As Vittoria was packing to go to Gubbio, she decided she would, oddly enough, call on Cardinal Montalto. She swept into the audience chamber of his villa, her lovely face wreathed in sad smiles, her eyes shining with tears, and knelt before him to kiss his hand. An
avvisi
of November 17 reported, “Cardinal Montalto welcomed her and embraced her with incredible signs of tenderness, as if she were a daughter instead of a niece.”
10
Vittoria then asked his advice on how she should dress – in full mourning as a grieving widow, or in the drab beige color of a widow preparing to leave off her mourning entirely.
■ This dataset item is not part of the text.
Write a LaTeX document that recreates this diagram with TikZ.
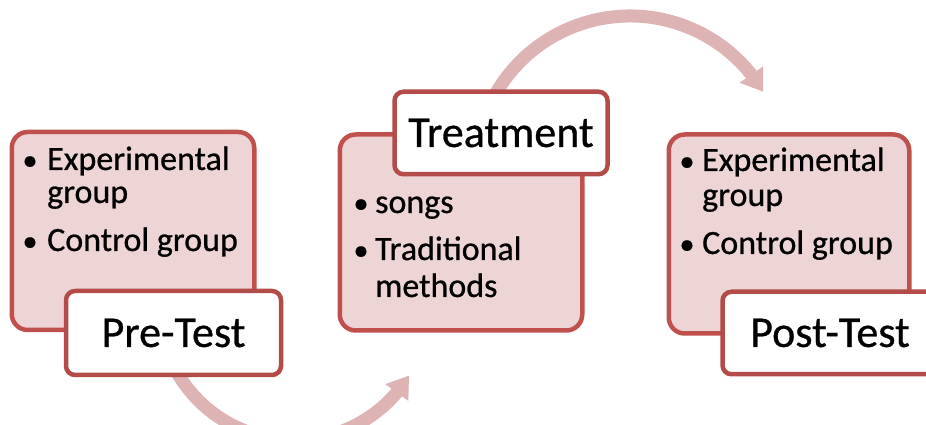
\documentclass[tikz,border=0pt]{standalone}
\usepackage{fontspec}
\setmainfont{Carlito}[FakeBold=0.7]
\usetikzlibrary{arrows.meta,bending}
\definecolor{pinkfill}{HTML}{EDD5D5}
\definecolor{pinkline}{HTML}{C0504D}
\definecolor{labline}{HTML}{B34C49}
\definecolor{arrowpink}{HTML}{DEB3B3}
\begin{document}
\begin{tikzpicture}[x=1pt,y=1pt,
  groupbox/.style={draw=pinkline,fill=pinkfill,line width=4.5pt,rounded corners=16pt,inner sep=0pt},
  labelbox/.style={draw=labline,fill=white,line width=4.5pt,rounded corners=9pt,inner sep=0pt,
    font=\fontsize{44}{50}\selectfont},
  itemtext/.style={anchor=base west,inner sep=0pt,font=\fontsize{34}{40}\selectfont},
  bulletdot/.style={anchor=base,inner sep=0pt,font=\fontsize{30}{36}\selectfont},
  flowarrow/.style={draw=arrowpink,line width=13pt,-{Triangle[width=27pt,length=21pt]}}]
\useasboundingbox (0,0) rectangle (926,425);
% arcs (behind boxes)
\coordinate (topc) at (630,254);
\coordinate (botc) at (294,120);
\draw[flowarrow] (topc) ++(150:155) arc[start angle=150,end angle=30.7,radius=155];
\draw[flowarrow] (botc) ++(210:135) arc[start angle=210,end angle=328.5,radius=135];
% pink boxes
\node[groupbox,minimum width=242.5pt,minimum height=198pt] (g1) at (133,194) {};
\node[groupbox,minimum width=242.5pt,minimum height=196pt] (g2) at (461,192.5) {};
\node[groupbox,minimum width=240.5pt,minimum height=199pt] (g3) at (789,191) {};
% label boxes
\node[labelbox,minimum width=215pt,minimum height=84pt] (pre) at (173.5,92) {Pre-Test};
\node[labelbox,minimum width=213pt,minimum height=82.5pt] (treat) at (501,292) {Treatment};
\node[labelbox,minimum width=215pt,minimum height=82.5pt] (post) at (830,92) {Post-Test};
% box 1 text
\node[bulletdot] (b1a) at (30,255) {•};
\node[itemtext] (t1a) at (47,255) {Experimental};
\node[itemtext] (t1b) at (47,222) {group};
\node[bulletdot] (b1b) at (30,174) {•};
\node[itemtext] (t1c) at (47,174) {Control group};
% box 2 text
\node[bulletdot] (b2a) at (361,212) {•};
\node[itemtext] (t2a) at (375,212) {songs};
\node[bulletdot] (b2b) at (361,165) {•};
\node[itemtext] (t2b) at (375,165) {Traditional};
\node[itemtext] (t2c) at (375,128) {methods};
% box 3 text
\node[bulletdot] (b3a) at (687,254) {•};
\node[itemtext] (t3a) at (702,254) {Experimental};
\node[itemtext] (t3b) at (702,219) {group};
\node[bulletdot] (b3b) at (687,171) {•};
\node[itemtext] (t3c) at (702,171) {Control group};
\end{tikzpicture}
\end{document}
Considering the fact that she had already tried to remarry within days of the murder, “The cardinal advised her to wear the tawny habit, which she had taken, to be a color appropriate to her present state.”
11
She knelt once more and fervidly kissed his hand, then rose to depart. We can picture him, watching her slender form and wide skirts rustling out of his audience chamber, wondering,
Did she know about it? Did she?
The day before her departure for Gubbio, Vittoria bade the pope farewell, once more flinging herself at his feet and sobbing. Finally, on November 24, she left Rome accompanied by a cortege of her relatives’ carriages, with all the servants armed to prevent robbery on the road.